字符串搜索之Boyer Moore

字符串搜索的操作是比较＋移步(shift)，如何高效的移步成为了这个算法的关键所在
最坏的移步就是一次移一步，即暴力解法(Brute Force)。那么优化的解法就是一次移多步。

字符串搜索算法汇总：传送门
里面详细介绍各种解法，真是有点多啊，囧
比较操作的时候算法中分为两类一类是从左向右比较即从开始字符到结束字符，另一类是从右向左比较即从结束字符到开始字符

本文主要学习Boyer Moore算法
维基百科上说，Boyer Moore算法是1977年Robert S. Boyer和J Strother Moore发明的。
阮一峰有篇很好的对BoyerMoore算法的科普文：传送门
其中详述了一个Moore教授的例子
BoyerMoore关于移步最核心的就是两个概念
坏字符移步(bad-character shift)和好后缀移步(good-suffix shift)，弄明白这两个概念就明白了Boyer Moore.
在需要移步的时候考察这两个移步的步数，谁的值更大就选择谁来作为移步的步数
为了生成坏字符移步和好后缀移步，我们只需要对搜索的子(短)字符串进行处理，而不需要对目标(长)字符串进行处理。
glibc中关于子串搜索的函数strstr的这两个字符串的参数名字很有意境，前者叫needle，后者叫haystack，大海捞针啊，哈哈。

坏字符移步的生成比较容易理解：
先定义一个包含所有字符(考虑ASCII字符集，以及ASCII字符集扩展)，一共256个字符

#define ALPHABET_LEN 256
int badCharacter[ALPHABET_LEN];

然后扫描needle串，生成坏字符移步。未在needle串中出现的坏字符的移步都是needle串长度即strlen(needle)
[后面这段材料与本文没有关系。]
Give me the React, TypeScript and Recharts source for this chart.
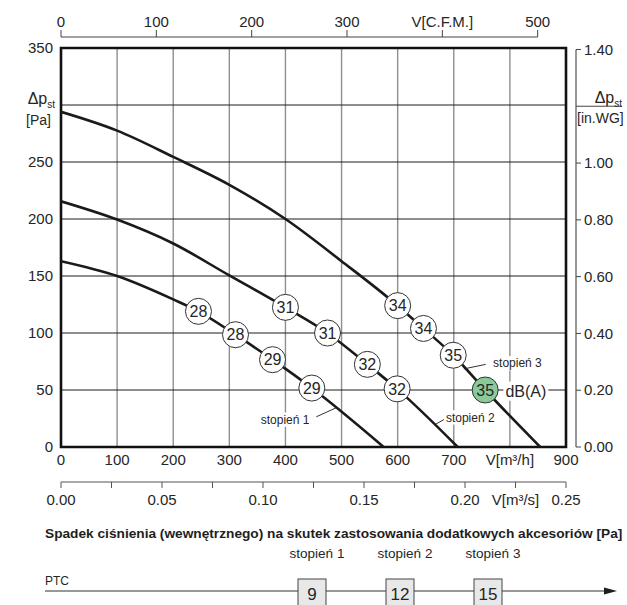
import React from 'react';
import {
  ComposedChart,
  Line,
  Scatter,
  XAxis,
  YAxis,
  CartesianGrid,
  ReferenceArea,
  ReferenceLine,
} from 'recharts';

// ---------- axis ticks & labels ----------
const FLOW_TICKS = [0, 100, 200, 300, 400, 500, 600, 700, 800, 900];
const FLOW_TICK_LABELS = ['0', '100', '200', '300', '400', '500', '600', '700', 'V[m³/h]', '900'];
const PRESSURE_TICKS = [0, 50, 100, 150, 200, 250, 300, 350];
const PRESSURE_TICK_LABELS = ['0', '50', '100', '150', '200', '250', '', '350'];
const CFM_TICKS = [0, 100, 200, 300, 400, 500];
const CFM_TICK_LABELS = ['0', '100', '200', '300', 'V[C.F.M.]', '500'];
const M3S_TICKS = [0, 0.025, 0.05, 0.075, 0.1, 0.125, 0.15, 0.175, 0.2, 0.225, 0.25];
const M3S_TICK_LABELS = ['0.00', '', '0.05', '', '0.10', '', '0.15', '', '0.20', 'V[m³/s]', '0.25'];
const INWG_TICKS = [0, 0.2, 0.4, 0.6, 0.8, 1.0, 1.2, 1.4];
const INWG_TICK_LABELS = ['0.00', '0.20', '0.40', '0.60', '0.80', '1.00', '', '1.40'];

const FLOW_MAX = 900;
const PRESSURE_MAX = 350;
const CFM_MAX = FLOW_MAX / 1.699;
const M3S_MAX = FLOW_MAX / 3600;
const INWG_MAX = PRESSURE_MAX / 249.089;
const CFM_LINE_END = 500;

// ---------- fan curves (V m3/h, Δp Pa) ----------
const STAGE1_FLOW = [0, 100, 200, 245, 311, 377, 447, 575];
const STAGE1_PRESSURE = [163, 150, 129.5, 119, 98.5, 76.6, 51.7, 0];
const STAGE2_FLOW = [0, 100, 200, 300, 400, 475, 546, 599, 707];
const STAGE2_PRESSURE = [215.5, 199.5, 178.5, 150.5, 122.5, 100, 72.5, 51, 0];
const STAGE3_FLOW = [0, 100, 200, 300, 400, 500, 600, 646, 699, 756, 854];
const STAGE3_PRESSURE = [294, 277.5, 254.5, 230, 200, 163, 124, 104, 80.5, 50, 0];

// ---------- sound level markers ----------
const MARKER_FLOW = [245, 311, 377, 447, 400, 475, 546, 599, 600, 646, 699, 756];
const MARKER_PRESSURE = [119, 98.5, 76.6, 51.7, 122.5, 100, 72.5, 51, 124, 104, 80.5, 50];
const MARKER_DB = [28, 28, 29, 29, 31, 31, 32, 32, 34, 34, 35, 35];
const MARKER_HIGHLIGHT = [false, false, false, false, false, false, false, false, false, false, false, true];

// ---------- annotations ----------
const ANNOTATION_TEXT = ['stopień 1', 'stopień 2', 'stopień 3', 'dB(A)'];
const ANNOTATION_FLOW = [356, 686, 770, 792];
const ANNOTATION_PRESSURE = [24, 26, 73.5, 49];
const LEADER_FROM_FLOW = [455, 666, 718];
const LEADER_FROM_PRESSURE = [26.5, 19.5, 68.5];
const LEADER_TO_FLOW = [490, 684, 757];
const LEADER_TO_PRESSURE = [34.3, 24.5, 72.5];

// ---------- PTC table ----------
const PTC_TITLE = 'Spadek ciśnienia (wewnętrznego) na skutek zastosowania dodatkowych akcesoriów [Pa]';
const PTC_NAME = 'PTC';
const PTC_STAGES = ['stopień 1', 'stopień 2', 'stopień 3'];
const PTC_DROP = [9, 12, 15];

const toRows = (q: number[], p: number[]) => q.map((v, i) => ({ q: v, p: p[i] }));
const stage1 = toRows(STAGE1_FLOW, STAGE1_PRESSURE);
const stage2 = toRows(STAGE2_FLOW, STAGE2_PRESSURE);
const stage3 = toRows(STAGE3_FLOW, STAGE3_PRESSURE);
const markers = MARKER_FLOW.map((q, i) => ({ q, p: MARKER_PRESSURE[i], db: MARKER_DB[i], hi: MARKER_HIGHLIGHT[i] }));
const annotations = ANNOTATION_TEXT.map((t, i) => ({ q: ANNOTATION_FLOW[i], p: ANNOTATION_PRESSURE[i], t }));
// anchor rows so the secondary axes have data extents
const cfmExtent = [{ c: 0, p: 0 }, { c: CFM_MAX, p: 0 }];
const m3sExtent = [{ s: 0, p: 0 }, { s: M3S_MAX, p: 0 }];

const FONT = '"Liberation Sans", Arial, Helvetica, sans-serif';
const INK = '#262626';
const PLOT_W = 505;
const PLOT_H = 399;
const TOP_AXIS_PA = PRESSURE_MAX + 11 * (PRESSURE_MAX / PLOT_H);
const RIGHT_AXIS_FLOW = FLOW_MAX + 10 * (FLOW_MAX / PLOT_W);

let ctx: CanvasRenderingContext2D | null = null;
function textWidth(s: string, size: number) {
  if (!ctx) ctx = document.createElement('canvas').getContext('2d');
  if (!ctx) return s.length * size * 0.5;
  ctx.font = `${size}px "Liberation Sans"`;
  return ctx.measureText(s).width;
}

const Nothing = () => <g />;

const PaTick = (props: any) => {
  const { x, y, index } = props;
  const label = PRESSURE_TICK_LABELS[index];
  if (PRESSURE_TICKS[index] === 300) {
    return (
      <g fontFamily={FONT} fill={INK}>
        <text x={x - 6} y={y - 7} dy="0.35em" textAnchor="end" fontSize={16}>
          Δp<tspan fontSize={10} dy={4}>st</tspan>
        </text>
        <text x={x - 10} y={y + 15} dy="0.35em" textAnchor="end" fontSize={14}>[Pa]</text>
      </g>
    );
  }
  return (
    <text x={x - 8} y={y} dy="0.35em" textAnchor="end" fontSize={15} fontFamily={FONT} fill={INK}>
      {label}
    </text>
  );
};

const InwgTick = (props: any) => {
  const { x, y, index } = props;
  const ax = x + 10;
  if (INWG_TICKS[index] === 1.2) {
    return (
      <g fontFamily={FONT} fill={INK}>
        <line x1={ax} y1={y} x2={ax + 46} y2={y} stroke="#444" strokeWidth={1} />
        <text x={ax + 46} y={y - 9} dy="0.35em" textAnchor="end" fontSize={16}>
          Δp<tspan fontSize={10} dy={4}>st</tspan>
        </text>
        <text x={ax + 1} y={y + 11.5} dy="0.35em" textAnchor="start" fontSize={14}>[in.WG]</text>
      </g>
    );
  }
  return (
    <g>
      <line x1={ax} y1={y} x2={ax + 5} y2={y} stroke="#444" strokeWidth={1} />
      <text x={ax + 8} y={y} dy="0.35em" textAnchor="start" fontSize={15} fontFamily={FONT} fill={INK}>
        {INWG_TICK_LABELS[index]}
      </text>
    </g>
  );
};

const FlowTick = (props: any) => {
  const { x, y, index } = props;
  return (
    <text x={x} y={y + 13} dy="0.35em" textAnchor="middle" fontSize={15} fontFamily={FONT} fill={INK}>
      {FLOW_TICK_LABELS[index]}
    </text>
  );
};

const M3sTick = (props: any) => {
  const { x, y, index } = props;
  const label = M3S_TICK_LABELS[index];
  return (
    <g>
      <line x1={x} y1={y} x2={x} y2={y + 6} stroke="#555" strokeWidth={1} />
      {label ? (
        <text x={x} y={y + 18} dy="0.35em" textAnchor="middle" fontSize={15} fontFamily={FONT} fill={INK}>
          {label}
        </text>
      ) : null}
    </g>
  );
};

const CfmTick = (props: any) => {
  const { x, y, index } = props;
  return (
    <g>
      <line x1={x} y1={y - 11} x2={x} y2={y - 18} stroke="#444" strokeWidth={1} />
      <text x={x} y={y - 26.5} dy="0.35em" textAnchor="middle" fontSize={15} fontFamily={FONT} fill={INK}>
        {CFM_TICK_LABELS[index]}
      </text>
    </g>
  );
};

const MarkerShape = (props: any) => {
  const { cx, cy, payload } = props;
  if (cx == null || cy == null) return null;
  return (
    <g>
      <circle cx={cx} cy={cy} r={13} fill={payload.hi ? '#8bc99b' : '#ffffff'} stroke="#333" strokeWidth={1} />
      <text x={cx} y={cy} dy="0.36em" textAnchor="middle" fontSize={16} fontFamily={FONT} fill={INK}>
        {payload.db}
      </text>
    </g>
  );
};

const AnnotationShape = (props: any) => {
  const { cx, cy, payload } = props;
  if (cx == null || cy == null) return null;
  const size = payload.t === 'dB(A)' ? 16 : 12;
  const w = textWidth(payload.t, size);
  return (
    <g>
      <rect x={cx - 2} y={cy - size * 0.6} width={w + 4} height={size * 1.2} fill="#ffffff" />
      <text x={cx} y={cy} dy="0.35em" textAnchor="start" fontSize={size} fontFamily={FONT} fill={INK}>
        {payload.t}
      </text>
    </g>
  );
};

const PtcBlock = () => {
  const boxStart = 312;
  const labelStart = 317;
  const step = 88;
  return (
    <svg
      width={627}
      height={605}
      style={{ position: 'absolute', left: 0, top: 0, pointerEvents: 'none' }}
      fontFamily={FONT}
    >
      <text x={45} y={533.5} dy="0.35em" fontSize={13.7} fontWeight="bold" fill="#1e1e1e">
        {PTC_TITLE}
      </text>
      <text x={45} y={581} dy="0.35em" fontSize={12} fill={INK}>
        {PTC_NAME}
      </text>
      <line x1={45} y1={591} x2={606} y2={591} stroke="#333" strokeWidth={1.2} />
      <polygon points="604,587.5 617,591 604,594.5" fill="#1e1e1e" />
      {PTC_STAGES.map((s, i) => (
        <text key={s} x={labelStart + i * step} y={553} dy="0.35em" textAnchor="middle" fontSize={13.5} fill={INK}>
          {s}
        </text>
      ))}
      {PTC_DROP.map((v, i) => (
        <g key={i}>
          <rect x={boxStart + i * step - 14} y={579} width={28} height={32} fill="#e8e8e8" stroke="#444" strokeWidth={1} />
          <text x={boxStart + i * step} y={594} dy="0.36em" textAnchor="middle" fontSize={17} fill={INK}>
            {v}
          </text>
        </g>
      ))}
    </svg>
  );
};

export default function App() {
  return (
    <div style={{ position: 'absolute', left: 0, top: 0, width: 627, height: 605, background: '#fff' }}>
      <ComposedChart width={627} height={605} margin={{ top: 0, right: 0, bottom: 63, left: 0 }}>
        <XAxis
          xAxisId="cfm"
          orientation="top"
          dataKey="c"
          type="number"
          domain={[0, CFM_MAX]}
          ticks={CFM_TICKS}
          interval={0}
          height={48}
          axisLine={false}
          tickLine={false}
          tickSize={0}
          tickMargin={0}
          tick={<CfmTick />}
          allowDataOverflow
        />
        <XAxis
          xAxisId="mh"
          orientation="bottom"
          dataKey="q"
          type="number"
          domain={[0, FLOW_MAX]}
          ticks={FLOW_TICKS}
          interval={0}
          height={35}
          axisLine={false}
          tickLine={false}
          tickSize={0}
          tickMargin={0}
          tick={<FlowTick />}
          allowDataOverflow
        />
        <XAxis
          xAxisId="ms"
          orientation="bottom"
          dataKey="s"
          type="number"
          domain={[0, M3S_MAX]}
          ticks={M3S_TICKS}
          interval={0}
          height={60}
          axisLine={{ stroke: '#555', strokeWidth: 1.2 }}
          tickLine={false}
          tickSize={0}
          tickMargin={0}
          tick={<M3sTick />}
          allowDataOverflow
        />
        <YAxis
          yAxisId="pa"
          orientation="left"
          dataKey="p"
          type="number"
          domain={[0, PRESSURE_MAX]}
          ticks={PRESSURE_TICKS}
          interval={0}
          width={61}
          axisLine={false}
          tickLine={false}
          tickSize={0}
          tickMargin={0}
          tick={<PaTick />}
          allowDataOverflow
        />
        <YAxis
          yAxisId="inwg"
          orientation="right"
          type="number"
          domain={[0, INWG_MAX]}
          ticks={INWG_TICKS}
          interval={0}
          width={61}
          axisLine={false}
          tickLine={false}
          tickSize={0}
          tickMargin={0}
          tick={<InwgTick />}
          allowDataOverflow
        />
        <CartesianGrid xAxisId="mh" yAxisId="pa" horizontal={false} stroke="#8f8f8f" strokeWidth={1.4} />
        <CartesianGrid xAxisId="mh" yAxisId="pa" vertical={false} stroke="#1c1c1c" strokeWidth={1} />
        <ReferenceArea
          xAxisId="mh"
          yAxisId="pa"
          x1={0}
          x2={FLOW_MAX}
          y1={0}
          y2={PRESSURE_MAX}
          fill="none"
          fillOpacity={0}
          stroke="#111"
          strokeWidth={2.6}
          ifOverflow="visible"
        />
        <ReferenceLine
          xAxisId="cfm"
          yAxisId="pa"
          segment={[
            { x: 0, y: TOP_AXIS_PA },
            { x: CFM_LINE_END, y: TOP_AXIS_PA },
          ]}
          stroke="#444"
          strokeWidth={1.2}
          ifOverflow="visible"
        />
        <ReferenceLine
          xAxisId="mh"
          yAxisId="inwg"
          segment={[
            { x: RIGHT_AXIS_FLOW, y: 0 },
            { x: RIGHT_AXIS_FLOW, y: 1.4 },
          ]}
          stroke="#555"
          strokeWidth={1.2}
          ifOverflow="visible"
        />
        {LEADER_FROM_FLOW.map((q, i) => (
          <ReferenceLine
            key={'leader' + i}
            xAxisId="mh"
            yAxisId="pa"
            segment={[
              { x: q, y: LEADER_FROM_PRESSURE[i] },
              { x: LEADER_TO_FLOW[i], y: LEADER_TO_PRESSURE[i] },
            ]}
            stroke="#333"
            strokeWidth={1}
            ifOverflow="visible"
          />
        ))}
        <Scatter xAxisId="cfm" yAxisId="pa" data={cfmExtent} dataKey="p" shape={<Nothing />} isAnimationActive={false} />
        <Scatter xAxisId="ms" yAxisId="pa" data={m3sExtent} dataKey="p" shape={<Nothing />} isAnimationActive={false} />
        <Line xAxisId="mh" yAxisId="pa" data={stage1} dataKey="p" type="monotone" stroke="#1a1a1a" strokeWidth={2.6} dot={false} isAnimationActive={false} />
        <Line xAxisId="mh" yAxisId="pa" data={stage2} dataKey="p" type="monotone" stroke="#1a1a1a" strokeWidth={2.6} dot={false} isAnimationActive={false} />
        <Line xAxisId="mh" yAxisId="pa" data={stage3} dataKey="p" type="monotone" stroke="#1a1a1a" strokeWidth={2.6} dot={false} isAnimationActive={false} />
        <Scatter xAxisId="mh" yAxisId="pa" data={annotations} dataKey="p" shape={<AnnotationShape />} isAnimationActive={false} />
        <Scatter xAxisId="mh" yAxisId="pa" data={markers} dataKey="p" shape={<MarkerShape />} isAnimationActive={false} />
      </ComposedChart>
      <PtcBlock />
    </div>
  );
}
    for (i = 0; i < ALPHABET_LEN; i++) {
        badcharacter[i] = needlelen;
    }

在needle串中出现过的坏字符的移步利用公式：needlelen - 1 - idx求得，idx代表从左到右对needle串进行扫描的索引，范围是从0到(needlelen - 1)。

badcharacter[needle[i]] = needlelen - 1 - i;

考虑到在haystack串中移步时容易理解，移步时以最后一个字符作为移步的起点位置，所以上面公式求得的移步值，在移步时要减去字符相比最后字符位置的相对位置即减去(needlelen + 1 + idx)，idx代表从右到左对needle串进行扫描的索引，范围是从(needlelen - 1)到0。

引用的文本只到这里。